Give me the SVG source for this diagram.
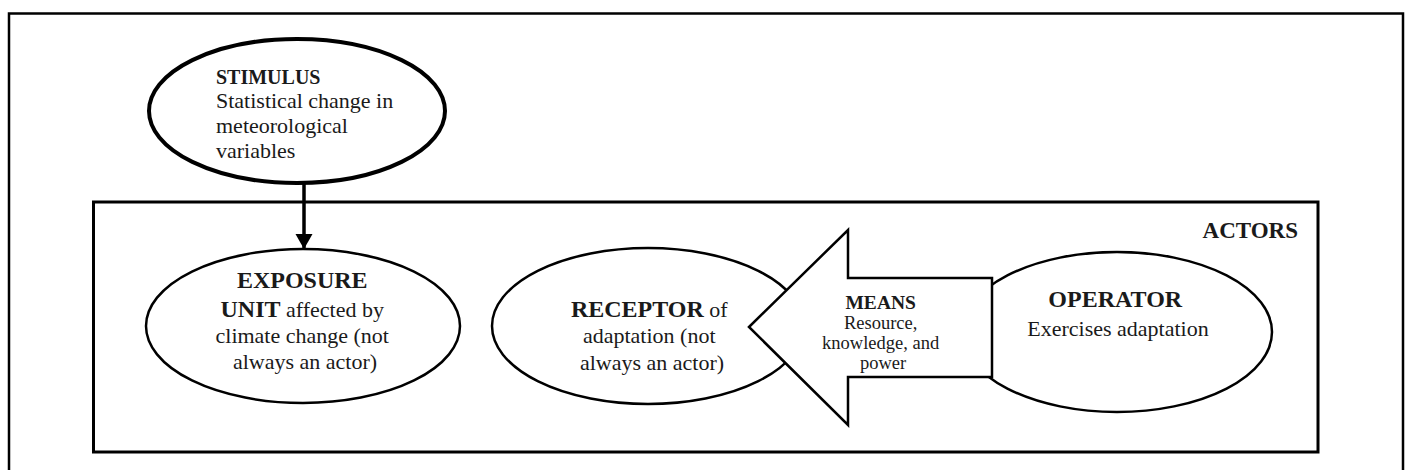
<svg xmlns="http://www.w3.org/2000/svg" width="1406" height="470" viewBox="0 0 1406 470">
  <style>
    .t { font-family: "Liberation Serif", "Times New Roman", "DejaVu Serif", serif; fill: #1a1a1a; }
    .b { font-weight: bold; }
    .node { fill: #fff; stroke: #000; stroke-width: 2.5; }
  </style>
  <defs>
    <marker id="ah" markerWidth="5" markerHeight="5" refX="4.4" refY="2.5" orient="auto" markerUnits="strokeWidth">
      <path d="M0,0 L4.4,2.5 L0,5 Z" fill="#000"/>
    </marker>
  </defs>
  <rect width="1406" height="470" fill="#fff"/>
  <g id="frame">
    <path d="M9,480 L9,13.5 L1403,13.5 L1403,480" fill="none" stroke="#000" stroke-width="2.5"/>
  </g>
  <g id="actors">
    <rect x="93.5" y="202" width="1224.5" height="250" fill="none" stroke="#000" stroke-width="3"/>
    <text class="t b" x="1298" y="238" font-size="23" text-anchor="end">ACTORS</text>
  </g>
  <g id="stimulus">
    <ellipse cx="297" cy="111" rx="148" ry="72" fill="#fff" stroke="#000" stroke-width="4"/>
    <text class="t" x="216" font-size="22">
      <tspan class="b" x="216" y="84" font-size="20">STIMULUS</tspan>
      <tspan x="216" y="108">Statistical change in</tspan>
      <tspan x="216" y="133">meteorological</tspan>
      <tspan x="216" y="158">variables</tspan>
    </text>
  </g>
  <g id="exposure">
    <ellipse class="node" cx="303" cy="326" rx="157" ry="77"/>
    <text class="t" font-size="22" text-anchor="middle">
      <tspan class="b" x="305" y="288" font-size="24">EXPOSURE</tspan>
      <tspan x="305" y="317"><tspan class="b" font-size="24">UNIT</tspan> affected by</tspan>
      <tspan x="305" y="343">climate change (not</tspan>
      <tspan x="305" y="369">always an actor)</tspan>
    </text>
  </g>
  <g id="receptor">
    <ellipse class="node" cx="648" cy="326" rx="156" ry="78"/>
    <text class="t" font-size="22" text-anchor="middle">
      <tspan x="652" y="317"><tspan class="b" font-size="24">RECEPTOR</tspan> of</tspan>
      <tspan x="652" y="343">adaptation (not</tspan>
      <tspan x="652" y="370">always an actor)</tspan>
    </text>
  </g>
  <g id="operator">
    <ellipse class="node" cx="1117" cy="332" rx="155" ry="80"/>
    <text class="t" font-size="22" text-anchor="middle">
      <tspan class="b" x="1118" y="307" font-size="24">OPERATOR</tspan>
      <tspan x="1118" y="336">Exercises adaptation</tspan>
    </text>
  </g>
  <g id="means">
    <path class="node" d="M749,327 L848,230 L848,278 L992,278 L992,377 L848,377 L848,425 Z" stroke-linejoin="miter"/>
    <text class="t" font-size="18.5" text-anchor="middle">
      <tspan class="b" x="883" y="309" font-size="19.5">MEANS</tspan>
      <tspan x="883" y="329">Resource,</tspan>
      <tspan x="883" y="349">knowledge, and</tspan>
      <tspan x="883" y="369">power</tspan>
    </text>
  </g>
  <g id="connectors">
    <line x1="304" y1="183" x2="304" y2="249" stroke="#000" stroke-width="3.5" marker-end="url(#ah)"/>
  </g>
</svg>
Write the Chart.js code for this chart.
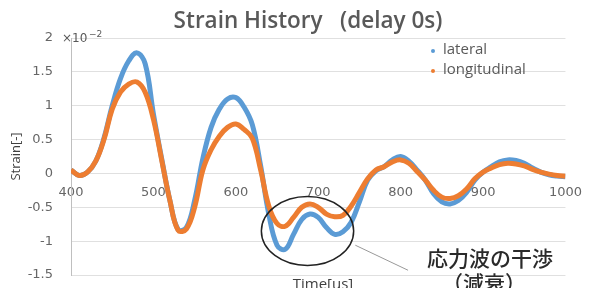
<!DOCTYPE html>
<html>
<head>
<meta charset="utf-8">
<script src="https://cdn.jsdelivr.net/npm/chart.js@4.4.1/dist/chart.umd.min.js"></script>
<style>
  html, body { margin: 0; padding: 0; background: #fff; }
  #wrap { width: 593px; height: 288px; position: relative; }
</style>
</head>
<body>
<div id="wrap"><canvas id="myChart" width="593" height="288"></canvas></div>
<script>
// time [us]
const tijden = [400, 410, 420, 430, 440, 450, 460, 470, 480, 490, 500, 510, 520, 530, 540, 550, 560, 570, 580, 590, 600, 610, 620, 630, 640, 650, 660, 670, 680, 690, 700, 710, 720, 730, 740, 750, 760, 770, 780, 790, 800, 810, 820, 830, 840, 850, 860, 870, 880, 890, 900, 910, 920, 930, 940, 950, 960, 970, 980, 990, 1000];
// strain x10^-2
const lateral = [0.05, -0.03, 0.02, 0.18, 0.52, 1.0, 1.40, 1.66, 1.78, 1.62, 0.88, 0.22, -0.40, -0.83, -0.80, -0.40, 0.22, 0.68, 0.95, 1.10, 1.12, 0.98, 0.72, 0.12, -0.60, -1.06, -1.12, -0.90, -0.68, -0.60, -0.65, -0.80, -0.90, -0.86, -0.72, -0.42, -0.10, 0.04, 0.10, 0.20, 0.25, 0.18, 0.05, -0.10, -0.30, -0.42, -0.45, -0.40, -0.28, -0.10, 0.02, 0.10, 0.17, 0.20, 0.19, 0.15, 0.08, 0.02, -0.02, -0.04, -0.05];
const longitudinal = [0.05, -0.03, 0.02, 0.18, 0.50, 0.95, 1.20, 1.32, 1.35, 1.20, 0.80, 0.20, -0.40, -0.84, -0.82, -0.50, 0.05, 0.35, 0.55, 0.68, 0.73, 0.65, 0.52, 0.06, -0.48, -0.74, -0.78, -0.65, -0.50, -0.45, -0.50, -0.60, -0.64, -0.62, -0.48, -0.28, -0.08, 0.05, 0.10, 0.17, 0.20, 0.15, 0.03, -0.10, -0.25, -0.35, -0.37, -0.33, -0.23, -0.08, 0.02, 0.08, 0.13, 0.15, 0.14, 0.11, 0.06, 0.02, -0.01, -0.03, -0.04];
const yTicks = [-1.5, -1, -0.5, 0, 0.5, 1, 1.5, 2];
const xTicks = [400, 500, 600, 700, 800, 900, 1000];

const blauw = "#5b9bd5";
const oranje = "#ed7d31";
const grijs = "#595959";

function punten(reeks) {
    return tijden.map((t, i) => ({ x: t, y: reeks[i] }));
}

const extraTekst = {
    id: "extraTekst",
    afterDraw(chart) {
        const c = chart.ctx;
        const xs = chart.scales.x;
        const ys = chart.scales.y;
        c.save();

        // titel
        c.font = "600 22.5px 'Open Sans'";
        c.fillStyle = grijs;
        c.textAlign = "center";
        c.textBaseline = "middle";
        c.fillText("Strain History   (delay 0s)", 308, 22);

        // x10^-2
        c.font = "12px 'DejaVu Sans'";
        c.textAlign = "left";
        c.fillStyle = grijs;
        c.fillText("\u00d710", 62, 39);
        c.font = "9px 'DejaVu Sans'";
        c.fillText("\u22122", 62 + 27, 35);

        // x as titel
        c.font = "15px 'Open Sans'";
        c.textAlign = "center";
        c.fillStyle = "#404040";
        c.fillText("Time[us]", 323, 285);

        // legenda
        const items = chart.data.datasets;
        items.forEach((ds, i) => {
            const y = 50 + i * 20;
            c.fillStyle = ds.borderColor;
            c.beginPath();
            c.arc(433, y + 1, 2, 0, Math.PI * 2);
            c.fill();
            c.font = "15px 'Open Sans'";
            c.fillStyle = grijs;
            c.textAlign = "left";
            c.fillText(ds.label, 443, y);
        });

        // ellips rond de interferentie
        const cx = xs.getPixelForValue(687);
        const cy = ys.getPixelForValue(-0.85);
        const rx = xs.getPixelForValue(687 + 56) - cx;
        const ry = ys.getPixelForValue(-0.85 - 0.51) - cy;
        c.strokeStyle = "#222";
        c.lineWidth = 1.5;
        c.beginPath();
        c.ellipse(cx, cy, rx, ry, 0, 0, Math.PI * 2);
        c.stroke();

        // lijntje naar tekst
        c.strokeStyle = "#999";
        c.lineWidth = 1;
        c.beginPath();
        c.moveTo(xs.getPixelForValue(745), ys.getPixelForValue(-1.06));
        c.lineTo(xs.getPixelForValue(809), ys.getPixelForValue(-1.43));
        c.stroke();

        c.font = "500 21px 'Noto Sans CJK JP'";
        c.fillStyle = "#2a2a2a";
        c.textAlign = "center";
        c.fillText("\u5fdc\u529b\u6ce2\u306e\u5e72\u6e09", 490, 258);
        c.fillText("\uff08\u6e1b\u8870\uff09", 484, 283);

        c.restore();
    }
};

const config = {
    type: "line",
    data: {
        datasets: [{
            label: "lateral",
            data: punten(lateral),
            borderColor: blauw,
            backgroundColor: blauw,
            borderWidth: 5,
            pointRadius: 0,
            tension: 0.4,
            order: 1
        }, {
            label: "longitudinal",
            data: punten(longitudinal),
            borderColor: oranje,
            backgroundColor: oranje,
            borderWidth: 5,
            pointRadius: 0,
            tension: 0.4,
            order: 0
        }]
    },
    options: {
        responsive: false,
        animation: false,
        layout: {
            padding: { top: 38, right: 18, bottom: 13, left: 0 }
        },
        plugins: {
            legend: { display: false },
            title: { display: false },
            tooltip: { enabled: false }
        },
        scales: {
            x: {
                type: "linear",
                position: { y: 0 },
                min: 400,
                max: 1000,
                afterBuildTicks(scale) {
                    scale.ticks = xTicks.map(v => ({ value: v }));
                },
                afterFit(scale) {
                    scale.height = 0;
                },
                grid: { display: false, drawTicks: false },
                border: { display: false },
                ticks: {
                    color: "#666",
                    font: { size: 13, family: "'DejaVu Sans'" },
                    padding: 11,
                    maxRotation: 0,
                    callback: v => String(v)
                }
            },
            y: {
                type: "linear",
                min: -1.5,
                max: 2,
                afterBuildTicks(scale) {
                    scale.ticks = yTicks.map(v => ({ value: v }));
                },
                afterFit(scale) {
                    scale.width = 71;
                    scale.paddingTop = 0;
                    scale.paddingBottom = 0;
                },
                grid: { color: "#e0e0e0", drawTicks: false },
                border: { display: true, color: "#bfbfbf" },
                title: {
                    display: true,
                    text: "Strain[-]",
                    color: "#404040",
                    font: { size: 13, family: "'Open Sans'" },
                    padding: { top: 8, bottom: 0 }
                },
                ticks: {
                    color: "#666",
                    font: { size: 13, family: "'DejaVu Sans'" },
                    padding: 18,
                    callback: v => String(v)
                }
            }
        }
    },
    plugins: [extraTekst]
};

const myChart = new Chart(document.getElementById("myChart"), config);
</script>
</body>
</html>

● ● ● ● ● ● ●

• _Exercise directions_
Search the lines for the string "this" and copy every line that has it.

• _Task solution_
Give me the SVG source for this diagram.
Write the Chart.js code for this chart.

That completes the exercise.